Is biogpt's tokenizer bugged?
System Info
-
transformersversion: 4.27.1 - Platform: Linux-5.15.0-67-generic-x86_64-with-glibc2.17
- Python version: 3.8.13
- Huggingface_hub version: 0.11.1
- PyTorch version (GPU?): 1.13.1 (True)
Who can help?
@ArthurZucker and @younesbelkada could you please confirm this behavior is intended? Sorry if I mistagged. Thanks!
Information
- [ ] The official example scripts
- [ ] My own modified scripts
Tasks
- [ ] An officially supported task in the
examplesfolder (such as GLUE/SQuAD, ...) - [X] My own task or dataset (give details below)
Reproduction
from transformers import AutoTokenizer
tokenizer_name = "microsoft/BioGPT-Large"
tokenizer = AutoTokenizer.from_pretrained(tokenizer_name)
print('bos token: ', tokenizer.bos_token, 'id: ', tokenizer.bos_token_id)
print('eos token: ', tokenizer.eos_token, 'id: ', tokenizer.eos_token_id)
print('token ids: ', tokenizer("this is a test")['input_ids'])
print('tokens: ', tokenizer.decode(tokenizer("this is a test")['input_ids']))
Output:
bos token: <s> id: 0
eos token: </s> id: 2
token ids: [2, 54, 34, 21, 229]
tokens: </s>this is a test
Expected behavior
I would expect the tokenizer to prepend the BOS token (i.e. 0) and append the EOS token (i.e. 2) while currently the tokenizer prepends the EOS token, and does not add a special token to the end of the sequence of tokens.
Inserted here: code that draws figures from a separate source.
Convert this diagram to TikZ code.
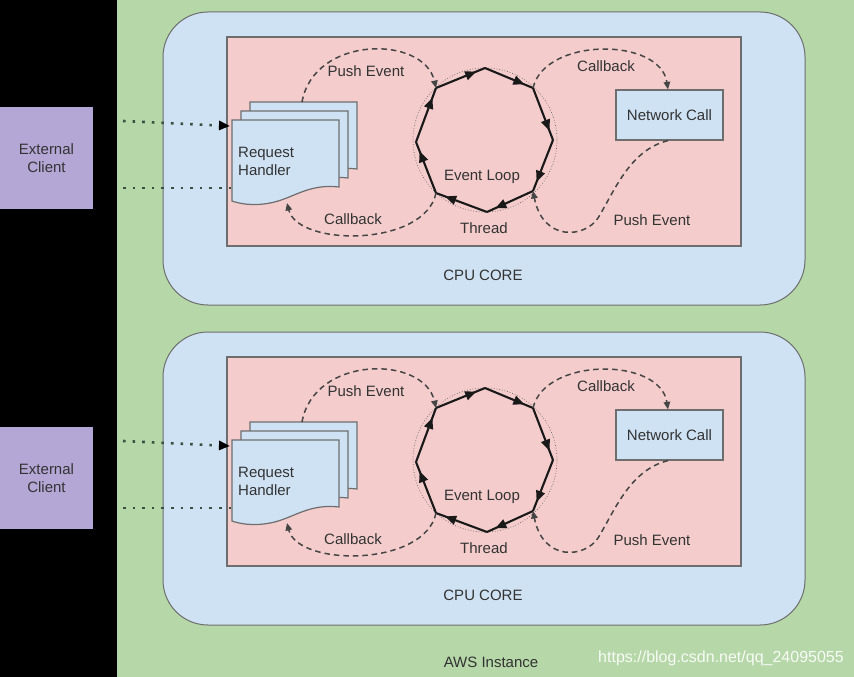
\documentclass[tikz,border=0pt]{standalone}
\usepackage{fontspec}
\setmainfont{Liberation Sans}
\usetikzlibrary{arrows.meta,decorations.markings}
\definecolor{awsgreen}{HTML}{B6D7A8}
\definecolor{coreblue}{HTML}{CFE2F3}
\definecolor{threadpink}{HTML}{F4CCCC}
\definecolor{clientpurple}{HTML}{B4A7D6}
\definecolor{txt}{HTML}{333333}
\definecolor{edgegray}{HTML}{6E6E6E}
\definecolor{dotgreen}{HTML}{3A5040}
\definecolor{dashgray}{HTML}{454545}
\begin{document}
\begin{tikzpicture}[x=1pt,y=-1pt,
  every node/.style={font=\fontsize{15}{18}\selectfont, text=txt, inner sep=0pt},
  client/.style={fill=clientpurple, minimum width=93pt, minimum height=102pt, align=center},
  corebox/.style={fill=coreblue, draw=edgegray, line width=1pt, rounded corners=45pt},
  threadbox/.style={fill=threadpink, draw=edgegray, line width=1.2pt},
  docpage/.style={fill=coreblue, draw=edgegray, line width=1.2pt},
  netbox/.style={fill=coreblue, draw=edgegray, line width=1.2pt, minimum width=107pt, minimum height=50pt},
  flow/.style={draw=dashgray, line width=1.5pt, dash pattern=on 5.5pt off 4pt, -{Triangle[length=7.5pt,width=6.5pt]}},
  reqline/.style={draw=dotgreen, line width=2.6pt, dash pattern=on 2.6pt off 7pt},
  octedge/.style={draw=black!90, line width=2.1pt, postaction={decorate},
    decoration={markings, mark=at position 0.82 with {\arrow{Triangle[length=11pt,width=9pt]}}}},
  docshape/.pic={\path[docpage] (0,0) -- (107,0) -- (107,67)
     .. controls (82,64) and (66,74) .. (52,79)
     .. controls (34,86) and (14,86) .. (0,81) -- cycle;}
]
\useasboundingbox (0,0) rectangle (854,677);
\fill[black] (0,0) rectangle (854,677);
\fill[awsgreen] (117,0) rectangle (854,677);
\node (aws) at (491,662) {AWS Instance};
\node[text=white, opacity=0.9, font=\fontsize{16}{18}\selectfont] (mark) at (721,658) {https://blog.csdn.net/qq\_24095055};

\foreach \dy/\k in {0/a,320/b} {
\begin{scope}[shift={(0,\dy)}]
  \node[client] (client\k) at (46.5,158) {External\\Client};
  \path[corebox] (163,12) rectangle (805,305);
  \node (core\k) at (483,275) {CPU CORE};
  \path[threadbox] (227,37) rectangle (741,246);
  % request handler pages
  \pic at (250,102) {docshape};
  \pic at (241,111) {docshape};
  \pic at (232,120) {docshape};
  \node[align=left, anchor=west] (rh\k) at (238,161) {Request\\Handler};
  \coordinate (rhtop\k) at (302,102);
  \coordinate (rhbot\k) at (287,203);
  \coordinate (rhin\k) at (230,126);
  \coordinate (rhout\k) at (232,188);
  \coordinate (cin\k) at (123,121);
  \coordinate (cout\k) at (123,188);
  % event loop
  \draw[gray!80!black, line width=0.7pt, dotted] (485,140) circle[radius=72];
  \coordinate (v1\k) at (485,68);
  \coordinate (v2\k) at (533,88);
  \coordinate (v3\k) at (553,140);
  \coordinate (v4\k) at (533,191);
  \coordinate (v5\k) at (487,212);
  \coordinate (v6\k) at (436,193);
  \coordinate (v7\k) at (416,142);
  \coordinate (v8\k) at (436,88);
  \foreach \i/\j in {1/2,2/3,3/4,4/5,5/6,6/7,7/8,8/1}
    \draw[octedge] (v\i\k) -- (v\j\k);
  \node (el\k) at (482,177) {Event Loop};
  \node (th\k) at (484,228) {Thread};
  % network call
  \node[netbox] (nc\k) at (669.5,115) {Network Call};
  % flows
  \draw[flow] (rhtop\k) .. controls (314,35) and (424,35) .. (v8\k);
  \node (pe\k) at (366,71) {Push Event};
  \draw[flow] (v6\k) .. controls (425,247) and (298,247) .. (rhbot\k);
  \node (cb\k) at (353,219) {Callback};
  \draw[flow] (v2\k) .. controls (545,37) and (660,37) .. (nc\k.north -| 668,0);
  \node (cbr\k) at (606,66) {Callback};
  \draw[flow] (nc\k.south -| 668,0) .. controls (630,150) and (615,190) .. (598,218)
     .. controls (585,238) and (543,242) .. (v4\k);
  \node (per\k) at (652,220) {Push Event};
  % client requests
  \draw[reqline, -{Triangle[length=11pt,width=9pt,black]}] (cin\k) -- (rhin\k);
  \draw[reqline] (cout\k) -- (rhout\k);
\end{scope}
}
\end{tikzpicture}
\end{document}
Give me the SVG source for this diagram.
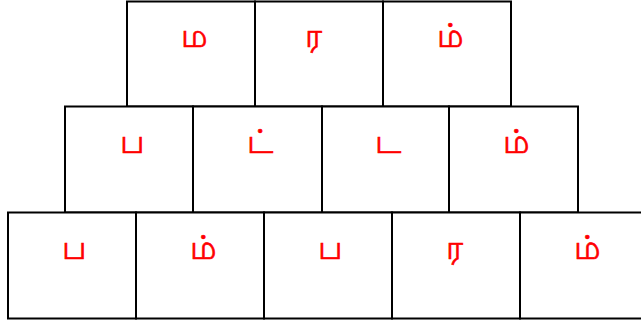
<svg xmlns="http://www.w3.org/2000/svg" width="641" height="327" viewBox="0 0 641 327">
<style>
.box{fill:#fff;stroke:#000;stroke-width:2}
.t{font-family:"Noto Sans","DejaVu Sans",sans-serif;font-size:33px;fill:#ff0000;stroke:#ff0000;stroke-width:0.6}
</style>
<rect width="641" height="327" fill="#fff"/>
<g id="row1">
<g id="n1"><rect class="box" x="127" y="1.5" width="128" height="105"/><text class="t" x="181" y="46.5">ம</text></g>
<g id="n2"><rect class="box" x="255" y="1.5" width="128" height="105"/><text class="t" x="305" y="46.5">ர</text></g>
<g id="n3"><rect class="box" x="383" y="1.5" width="128" height="105"/><text class="t" x="437" y="46.5">ம்</text></g>
</g>
<g id="row2">
<g id="n4"><rect class="box" x="65" y="106.5" width="128" height="106"/><text class="t" x="120" y="152.5">ப</text></g>
<g id="n5"><rect class="box" x="193" y="106.5" width="129" height="106"/><text class="t" x="247" y="152.5">ட்</text></g>
<g id="n6"><rect class="box" x="322" y="106.5" width="127" height="106"/><text class="t" x="375" y="152.5">ட</text></g>
<g id="n7"><rect class="box" x="449" y="106.5" width="129" height="106"/><text class="t" x="503" y="152.5">ம்</text></g>
</g>
<g id="row3">
<g id="n8"><rect class="box" x="8" y="212.5" width="128" height="106"/><text class="t" x="62" y="258.5">ப</text></g>
<g id="n9"><rect class="box" x="136" y="212.5" width="128" height="106"/><text class="t" x="190" y="258.5">ம்</text></g>
<g id="n10"><rect class="box" x="264" y="212.5" width="128" height="106"/><text class="t" x="318" y="258.5">ப</text></g>
<g id="n11"><rect class="box" x="392" y="212.5" width="128" height="106"/><text class="t" x="446" y="258.5">ர</text></g>
<g id="n12"><rect class="box" x="520" y="212.5" width="128" height="106"/><text class="t" x="574" y="258.5">ம்</text></g>
</g>
<g id="connectors"/>
</svg>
@fedshyvana I believe this is how biogpt is trained on fairseq . For more information , you check into official repo of BioGpt.
@upjabir thanks for pointing it out! I am looking at https://github.com/microsoft/BioGPT/blob/main/src/language_model_prompt_dataset.py which I believe is the code you're referring to. If I understand correctly, they use: [EOS] token_1, ..., token_n as input and token_1, ..., token_n [EOS] as target
i.e. it seems like they just don't use a separate BOS token at all. But in the HF BioGPT model config it says: "bos_token_id": 0 "eos_token_id": 2
Should we change it to: "bos_token_id": 2 "eos_token_id": 2
Or would it not make any difference at all? Thank you!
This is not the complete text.